Grandpa pops in with pop tabs;br; to help Ronald McDonald House
Published 12:00 am Monday, June 12, 2000
Cody and Colten Grandy came all the way from Montana to help the Ronald McDonald House of Rochester.
Monday, June 12, 2000
Cody and Colten Grandy came all the way from Montana to help the Ronald McDonald House of Rochester.
They brought with them their share of 57,500 soda can tabs for recycling.
Their grandfather, Ron Peters, furnished the rest.
At least, that’s what the grandfather would like everyone to believe. Actually, he contributed most of them.
Cody, 4, and Colten, 2, are sons of Rhonda Grandy, daughter of Ron and Lois Peters, 713 Second Ave.
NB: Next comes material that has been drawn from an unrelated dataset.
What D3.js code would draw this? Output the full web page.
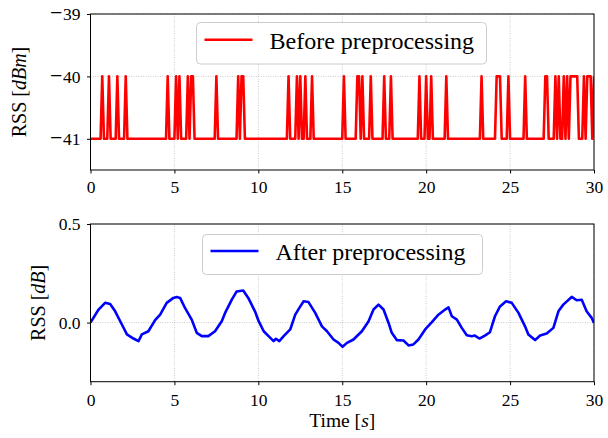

NE, Austin.
The Grandy family lives in Helena, Mont., and is visiting their Austin relatives this week.
Ron Peters is a retired former longtime Mower County Sheriff’s Department deputy.
He challenged his grandsons to save their pop tabs and the boys responded.
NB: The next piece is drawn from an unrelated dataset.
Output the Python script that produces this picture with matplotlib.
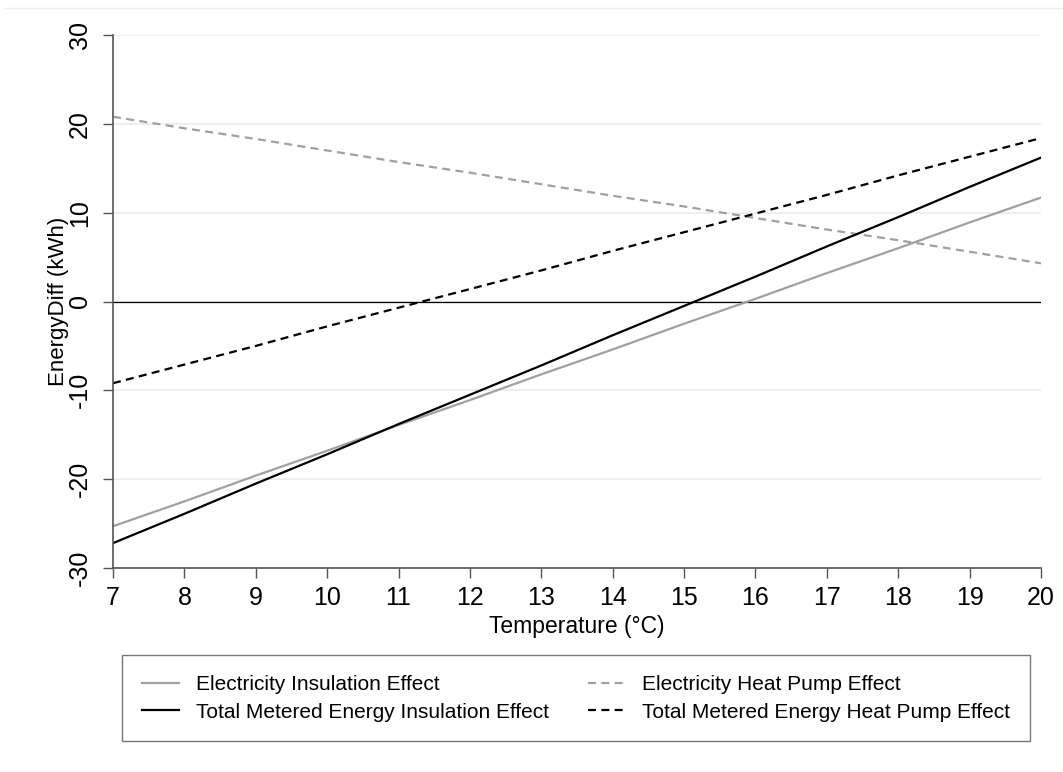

"Their favorite pop is Grape Crush," the grandfather said.
But as to how many the boys actually collected of the 57,500 total, their grandfather gave himself away when he said, "We’ve been collecting pop tabs for seven or eight years."
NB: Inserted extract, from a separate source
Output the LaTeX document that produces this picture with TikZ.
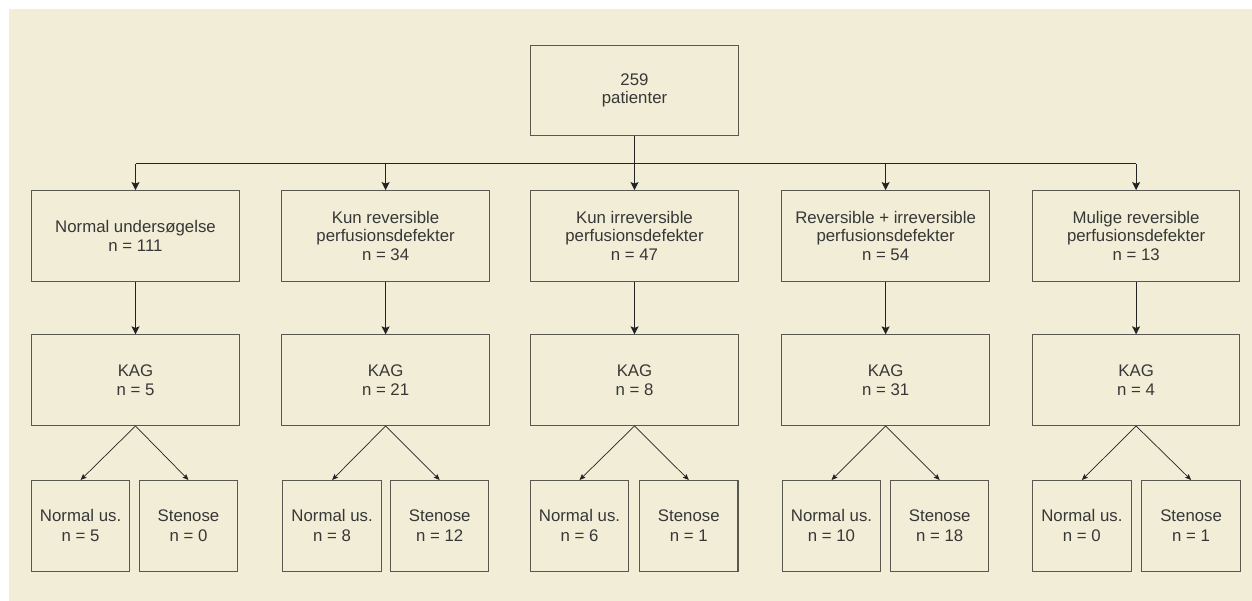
\documentclass[tikz,border=0pt]{standalone}
\usepackage{fontspec}
\setmainfont{Liberation Sans}
\usetikzlibrary{arrows.meta}
\definecolor{bg}{RGB}{241,237,214}
\definecolor{boxline}{RGB}{88,88,80}
\definecolor{txt}{RGB}{55,55,55}
\definecolor{ln}{RGB}{35,35,35}
\begin{document}
\begin{tikzpicture}[x=1pt,y=-1pt,
  bigbox/.style={draw=boxline, line width=1.1pt, minimum width=207.6pt, minimum height=90.5pt,
    align=center, text=txt, inner sep=0pt, font=\fontsize{16.8}{18.7}\selectfont},
  smallbox/.style={bigbox, minimum width=98.4pt, font=\fontsize{16.8}{20}\selectfont},
  railline/.style={draw=ln, line width=1.2pt},
  arr/.style={railline, -{Stealth[length=8pt,width=8pt,inset=1.5pt]}},
  darr/.style={draw=ln, line width=0.7pt, -{Stealth[length=6pt,width=5pt,inset=1pt]}}]
\useasboundingbox (0,0) rectangle (1252,601);
\fill[white] (0,0) rectangle (1252,601);
\fill[bg] (9,9) rectangle (1252,600.5);

% top
\node[bigbox] (top) at (634.5,90.5) {259\\patienter};

% row 1
\node[bigbox] (r1a) at (135.5,235.9) {Normal undersøgelse\\n = 111};
\node[bigbox] (r1b) at (385.6,235.9) {Kun reversible\\perfusionsdefekter\\n = 34};
\node[bigbox] (r1c) at (634.5,235.9) {Kun irreversible\\perfusionsdefekter\\n = 47};
\node[bigbox] (r1d) at (885.6,235.9) {Reversible + irreversible\\perfusionsdefekter\\n = 54};
\node[bigbox] (r1e) at (1136.1,235.9) {Mulige reversible\\perfusionsdefekter\\n = 13};

% row 2
\node[bigbox] (r2a) at (135.5,380.2) {KAG\\n = 5};
\node[bigbox] (r2b) at (385.6,380.2) {KAG\\n = 21};
\node[bigbox] (r2c) at (634.5,380.2) {KAG\\n = 8};
\node[bigbox] (r2d) at (885.6,380.2) {KAG\\n = 31};
\node[bigbox] (r2e) at (1136.1,380.2) {KAG\\n = 4};

% row 3
\node[smallbox] (r3a1) at (80.6,525.8) {Normal us.\\n = 5};
\node[smallbox] (r3a2) at (188.5,525.8) {Stenose\\n = 0};
\node[smallbox] (r3b1) at (332.1,525.8) {Normal us.\\n = 8};
\node[smallbox] (r3b2) at (439.7,525.8) {Stenose\\n = 12};
\node[smallbox] (r3c1) at (579.5,525.8) {Normal us.\\n = 6};
\node[smallbox] (r3c2) at (688.8,525.8) {Stenose\\n = 1};
\node[smallbox] (r3d1) at (831.5,525.8) {Normal us.\\n = 10};
\node[smallbox] (r3d2) at (939.7,525.8) {Stenose\\n = 18};
\node[smallbox] (r3e1) at (1081.9,525.8) {Normal us.\\n = 0};
\node[smallbox] (r3e2) at (1191.1,525.8) {Stenose\\n = 1};

% rail
\coordinate (rail) at (0,163.6);
\draw[railline] (r1a.north |- rail) -- (r1e.north |- rail);
\draw[arr] (top.south) -- (r1c.north);
\foreach \n in {r1a,r1b,r1d,r1e}
  \draw[arr] (\n.north |- rail) -- (\n.north);

% row1 -> row2
\foreach \c in {a,b,c,d,e}
  \draw[arr] (r1\c.south) -- (r2\c.north);

% row2 -> row3
\foreach \c in {a,b,c,d,e} {
  \draw[darr] (r2\c.south) -- (r3\c1.north);
  \draw[darr] (r2\c.south) -- (r3\c2.north);
}
\end{tikzpicture}
\end{document}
The boys are, of course, only 4 and 2 1/2 years old.
But a little fibbing doesn’t matter, when the grandsons are learning a good habit from their grandfather, according to their mother.
"They’re learning how to recycle and to help the Ronald McDonald’s House charity," she said.
On Wednesday, grandfather and grandsons assembled 23 3-pound coffee cans full of pop tabs and delivered them to the McDonald’s Restaurant in Austin for delivery to the Rochester facility, where parents of ill children visiting a hospital can stay free during their child’s convalescence.
According to staff at the Ronald McDonald House of Rochester, one million pop tabs is 16 miles long, or enough pop tabs to stretch from the Minnesota Zoo to the state Capitol in St. Paul.
One million pop tabs can fit into 10 25-gallon garbage bags and weighs about the same as 16 50-pound third-graders.
When recycled, a million pop tabs will provide a night’s lodging for 30 families at the Ronald McDonald House of Rochester.
According to the grandparents and the boy’s mother, the children now immediately snap off a pop tab and save it whenever they drink a soda.
"I just thought it was a good habit for them to get into this early in their lives," the grandfather said.
But collecting pop tabs is nothing new for Peters.
"We collected 20,000 and gave them to a niece of mine in Iowa," he said.
Saving pop tabs for recycling obviously has become a Peters family tradition.